EXERCISE BRIEF. Each line below is to be written out in full, exactly as shown.

--- START OF MATERIAL ---

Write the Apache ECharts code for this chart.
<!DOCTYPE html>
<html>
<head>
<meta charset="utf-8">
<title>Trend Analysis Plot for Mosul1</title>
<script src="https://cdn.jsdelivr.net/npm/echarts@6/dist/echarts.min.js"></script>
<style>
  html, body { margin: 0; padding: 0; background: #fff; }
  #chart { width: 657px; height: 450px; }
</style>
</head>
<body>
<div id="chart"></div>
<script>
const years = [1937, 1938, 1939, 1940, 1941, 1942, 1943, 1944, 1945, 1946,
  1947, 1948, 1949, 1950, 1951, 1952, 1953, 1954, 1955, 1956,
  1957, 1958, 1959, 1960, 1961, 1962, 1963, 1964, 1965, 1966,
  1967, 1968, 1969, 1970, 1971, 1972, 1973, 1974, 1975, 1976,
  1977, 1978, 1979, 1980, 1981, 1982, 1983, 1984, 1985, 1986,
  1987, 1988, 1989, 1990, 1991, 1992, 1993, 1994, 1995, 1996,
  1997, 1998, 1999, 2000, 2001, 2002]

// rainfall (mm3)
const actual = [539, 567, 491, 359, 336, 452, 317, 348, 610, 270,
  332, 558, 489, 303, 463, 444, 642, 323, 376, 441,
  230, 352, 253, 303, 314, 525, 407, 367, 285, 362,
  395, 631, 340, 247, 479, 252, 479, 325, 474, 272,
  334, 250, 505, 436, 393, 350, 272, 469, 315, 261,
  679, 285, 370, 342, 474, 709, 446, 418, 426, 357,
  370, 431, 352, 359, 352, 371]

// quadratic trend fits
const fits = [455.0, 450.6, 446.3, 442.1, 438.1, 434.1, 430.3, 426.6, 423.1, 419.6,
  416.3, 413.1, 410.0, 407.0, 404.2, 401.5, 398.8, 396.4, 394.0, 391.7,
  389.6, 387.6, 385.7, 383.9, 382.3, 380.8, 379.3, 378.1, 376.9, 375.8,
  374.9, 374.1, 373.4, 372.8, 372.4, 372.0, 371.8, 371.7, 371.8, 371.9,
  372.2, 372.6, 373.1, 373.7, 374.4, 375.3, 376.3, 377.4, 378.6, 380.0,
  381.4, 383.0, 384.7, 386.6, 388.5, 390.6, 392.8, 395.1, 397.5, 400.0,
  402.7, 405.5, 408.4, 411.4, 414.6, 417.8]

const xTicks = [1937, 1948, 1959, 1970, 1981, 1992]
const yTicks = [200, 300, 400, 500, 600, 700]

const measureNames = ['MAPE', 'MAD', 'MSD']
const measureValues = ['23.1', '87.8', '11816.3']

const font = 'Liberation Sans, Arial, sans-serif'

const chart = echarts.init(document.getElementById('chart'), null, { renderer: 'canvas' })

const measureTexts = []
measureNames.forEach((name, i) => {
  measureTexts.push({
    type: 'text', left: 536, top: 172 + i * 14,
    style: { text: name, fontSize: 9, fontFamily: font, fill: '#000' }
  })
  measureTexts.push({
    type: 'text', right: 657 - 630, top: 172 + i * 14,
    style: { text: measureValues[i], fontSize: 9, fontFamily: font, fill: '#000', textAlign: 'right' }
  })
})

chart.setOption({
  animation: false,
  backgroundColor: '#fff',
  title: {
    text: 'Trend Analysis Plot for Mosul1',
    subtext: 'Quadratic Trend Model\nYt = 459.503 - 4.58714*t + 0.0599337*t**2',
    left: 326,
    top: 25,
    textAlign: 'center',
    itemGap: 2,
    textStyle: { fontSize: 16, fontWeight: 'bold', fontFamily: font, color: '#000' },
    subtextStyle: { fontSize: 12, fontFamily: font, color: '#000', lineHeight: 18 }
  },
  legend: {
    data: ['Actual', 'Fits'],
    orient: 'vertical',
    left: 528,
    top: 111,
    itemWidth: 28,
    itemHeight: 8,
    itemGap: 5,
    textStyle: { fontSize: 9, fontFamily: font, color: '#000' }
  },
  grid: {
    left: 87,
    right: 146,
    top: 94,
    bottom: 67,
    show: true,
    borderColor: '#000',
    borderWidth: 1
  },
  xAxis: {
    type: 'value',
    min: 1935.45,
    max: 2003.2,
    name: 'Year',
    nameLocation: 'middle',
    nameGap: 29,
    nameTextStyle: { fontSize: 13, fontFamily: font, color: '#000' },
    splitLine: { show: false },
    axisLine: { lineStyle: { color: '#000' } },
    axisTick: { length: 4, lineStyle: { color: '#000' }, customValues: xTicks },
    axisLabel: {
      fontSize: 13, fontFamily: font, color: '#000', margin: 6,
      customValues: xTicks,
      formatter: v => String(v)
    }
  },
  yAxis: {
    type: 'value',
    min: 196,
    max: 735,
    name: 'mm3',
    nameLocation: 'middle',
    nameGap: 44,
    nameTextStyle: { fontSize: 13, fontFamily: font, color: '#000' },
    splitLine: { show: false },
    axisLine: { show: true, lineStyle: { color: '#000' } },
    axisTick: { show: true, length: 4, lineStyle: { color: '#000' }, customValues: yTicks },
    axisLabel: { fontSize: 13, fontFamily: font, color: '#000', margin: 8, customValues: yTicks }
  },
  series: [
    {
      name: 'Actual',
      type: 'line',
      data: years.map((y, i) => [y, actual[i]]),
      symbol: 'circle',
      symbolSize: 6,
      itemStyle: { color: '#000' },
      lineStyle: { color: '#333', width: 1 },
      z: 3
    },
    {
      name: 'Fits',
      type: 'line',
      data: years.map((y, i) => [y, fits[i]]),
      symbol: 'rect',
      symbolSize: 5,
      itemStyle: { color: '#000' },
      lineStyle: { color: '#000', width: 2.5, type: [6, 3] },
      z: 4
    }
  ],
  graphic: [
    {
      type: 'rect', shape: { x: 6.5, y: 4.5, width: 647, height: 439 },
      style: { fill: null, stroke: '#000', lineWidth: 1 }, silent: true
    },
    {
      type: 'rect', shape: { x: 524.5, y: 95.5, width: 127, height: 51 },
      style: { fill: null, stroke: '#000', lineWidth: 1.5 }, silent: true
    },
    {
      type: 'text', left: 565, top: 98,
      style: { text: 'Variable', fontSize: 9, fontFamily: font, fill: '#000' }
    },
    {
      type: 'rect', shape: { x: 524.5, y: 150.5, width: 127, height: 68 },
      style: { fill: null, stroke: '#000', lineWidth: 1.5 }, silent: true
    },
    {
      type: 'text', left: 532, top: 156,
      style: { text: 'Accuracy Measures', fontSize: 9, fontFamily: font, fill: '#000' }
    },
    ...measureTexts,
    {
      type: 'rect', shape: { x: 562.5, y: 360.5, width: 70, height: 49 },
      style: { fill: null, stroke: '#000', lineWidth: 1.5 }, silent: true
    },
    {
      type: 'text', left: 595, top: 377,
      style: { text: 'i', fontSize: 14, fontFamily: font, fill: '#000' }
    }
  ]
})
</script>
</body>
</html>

--- END OF MATERIAL ---

SOLUTION FOR THIS EXERCISE.
Write the Apache ECharts code for this chart.
<!DOCTYPE html>
<html>
<head>
<meta charset="utf-8">
<title>Trend Analysis Plot for Mosul1</title>
<script src="https://cdn.jsdelivr.net/npm/echarts@6/dist/echarts.min.js"></script>
<style>
  html, body { margin: 0; padding: 0; background: #fff; }
  #chart { width: 657px; height: 450px; }
</style>
</head>
<body>
<div id="chart"></div>
<script>
const years = [1937, 1938, 1939, 1940, 1941, 1942, 1943, 1944, 1945, 1946,
  1947, 1948, 1949, 1950, 1951, 1952, 1953, 1954, 1955, 1956,
  1957, 1958, 1959, 1960, 1961, 1962, 1963, 1964, 1965, 1966,
  1967, 1968, 1969, 1970, 1971, 1972, 1973, 1974, 1975, 1976,
  1977, 1978, 1979, 1980, 1981, 1982, 1983, 1984, 1985, 1986,
  1987, 1988, 1989, 1990, 1991, 1992, 1993, 1994, 1995, 1996,
  1997, 1998, 1999, 2000, 2001, 2002]

// rainfall (mm3)
const actual = [539, 567, 491, 359, 336, 452, 317, 348, 610, 270,
  332, 558, 489, 303, 463, 444, 642, 323, 376, 441,
  230, 352, 253, 303, 314, 525, 407, 367, 285, 362,
  395, 631, 340, 247, 479, 252, 479, 325, 474, 272,
  334, 250, 505, 436, 393, 350, 272, 469, 315, 261,
  679, 285, 370, 342, 474, 709, 446, 418, 426, 357,
  370, 431, 352, 359, 352, 371]

// quadratic trend fits
const fits = [455.0, 450.6, 446.3, 442.1, 438.1, 434.1, 430.3, 426.6, 423.1, 419.6,
  416.3, 413.1, 410.0, 407.0, 404.2, 401.5, 398.8, 396.4, 394.0, 391.7,
  389.6, 387.6, 385.7, 383.9, 382.3, 380.8, 379.3, 378.1, 376.9, 375.8,
  374.9, 374.1, 373.4, 372.8, 372.4, 372.0, 371.8, 371.7, 371.8, 371.9,
  372.2, 372.6, 373.1, 373.7, 374.4, 375.3, 376.3, 377.4, 378.6, 380.0,
  381.4, 383.0, 384.7, 386.6, 388.5, 390.6, 392.8, 395.1, 397.5, 400.0,
  402.7, 405.5, 408.4, 411.4, 414.6, 417.8]

const xTicks = [1937, 1948, 1959, 1970, 1981, 1992]
const yTicks = [200, 300, 400, 500, 600, 700]

const measureNames = ['MAPE', 'MAD', 'MSD']
const measureValues = ['23.1', '87.8', '11816.3']

const font = 'Liberation Sans, Arial, sans-serif'

const chart = echarts.init(document.getElementById('chart'), null, { renderer: 'canvas' })

const measureTexts = []
measureNames.forEach((name, i) => {
  measureTexts.push({
    type: 'text', left: 536, top: 172 + i * 14,
    style: { text: name, fontSize: 9, fontFamily: font, fill: '#000' }
  })
  measureTexts.push({
    type: 'text', right: 657 - 630, top: 172 + i * 14,
    style: { text: measureValues[i], fontSize: 9, fontFamily: font, fill: '#000', textAlign: 'right' }
  })
})

chart.setOption({
  animation: false,
  backgroundColor: '#fff',
  title: {
    text: 'Trend Analysis Plot for Mosul1',
    subtext: 'Quadratic Trend Model\nYt = 459.503 - 4.58714*t + 0.0599337*t**2',
    left: 326,
    top: 25,
    textAlign: 'center',
    itemGap: 2,
    textStyle: { fontSize: 16, fontWeight: 'bold', fontFamily: font, color: '#000' },
    subtextStyle: { fontSize: 12, fontFamily: font, color: '#000', lineHeight: 18 }
  },
  legend: {
    data: ['Actual', 'Fits'],
    orient: 'vertical',
    left: 528,
    top: 111,
    itemWidth: 28,
    itemHeight: 8,
    itemGap: 5,
    textStyle: { fontSize: 9, fontFamily: font, color: '#000' }
  },
  grid: {
    left: 87,
    right: 146,
    top: 94,
    bottom: 67,
    show: true,
    borderColor: '#000',
    borderWidth: 1
  },
  xAxis: {
    type: 'value',
    min: 1935.45,
    max: 2003.2,
    name: 'Year',
    nameLocation: 'middle',
    nameGap: 29,
    nameTextStyle: { fontSize: 13, fontFamily: font, color: '#000' },
    splitLine: { show: false },
    axisLine: { lineStyle: { color: '#000' } },
    axisTick: { length: 4, lineStyle: { color: '#000' }, customValues: xTicks },
    axisLabel: {
      fontSize: 13, fontFamily: font, color: '#000', margin: 6,
      customValues: xTicks,
      formatter: v => String(v)
    }
  },
  yAxis: {
    type: 'value',
    min: 196,
    max: 735,
    name: 'mm3',
    nameLocation: 'middle',
    nameGap: 44,
    nameTextStyle: { fontSize: 13, fontFamily: font, color: '#000' },
    splitLine: { show: false },
    axisLine: { show: true, lineStyle: { color: '#000' } },
    axisTick: { show: true, length: 4, lineStyle: { color: '#000' }, customValues: yTicks },
    axisLabel: { fontSize: 13, fontFamily: font, color: '#000', margin: 8, customValues: yTicks }
  },
  series: [
    {
      name: 'Actual',
      type: 'line',
      data: years.map((y, i) => [y, actual[i]]),
      symbol: 'circle',
      symbolSize: 6,
      itemStyle: { color: '#000' },
      lineStyle: { color: '#333', width: 1 },
      z: 3
    },
    {
      name: 'Fits',
      type: 'line',
      data: years.map((y, i) => [y, fits[i]]),
      symbol: 'rect',
      symbolSize: 5,
      itemStyle: { color: '#000' },
      lineStyle: { color: '#000', width: 2.5, type: [6, 3] },
      z: 4
    }
  ],
  graphic: [
    {
      type: 'rect', shape: { x: 6.5, y: 4.5, width: 647, height: 439 },
      style: { fill: null, stroke: '#000', lineWidth: 1 }, silent: true
    },
    {
      type: 'rect', shape: { x: 524.5, y: 95.5, width: 127, height: 51 },
      style: { fill: null, stroke: '#000', lineWidth: 1.5 }, silent: true
    },
    {
      type: 'text', left: 565, top: 98,
      style: { text: 'Variable', fontSize: 9, fontFamily: font, fill: '#000' }
    },
    {
      type: 'rect', shape: { x: 524.5, y: 150.5, width: 127, height: 68 },
      style: { fill: null, stroke: '#000', lineWidth: 1.5 }, silent: true
    },
    {
      type: 'text', left: 532, top: 156,
      style: { text: 'Accuracy Measures', fontSize: 9, fontFamily: font, fill: '#000' }
    },
    ...measureTexts,
    {
      type: 'rect', shape: { x: 562.5, y: 360.5, width: 70, height: 49 },
      style: { fill: null, stroke: '#000', lineWidth: 1.5 }, silent: true
    },
    {
      type: 'text', left: 595, top: 377,
      style: { text: 'i', fontSize: 14, fontFamily: font, fill: '#000' }
    }
  ]
})
</script>
</body>
</html>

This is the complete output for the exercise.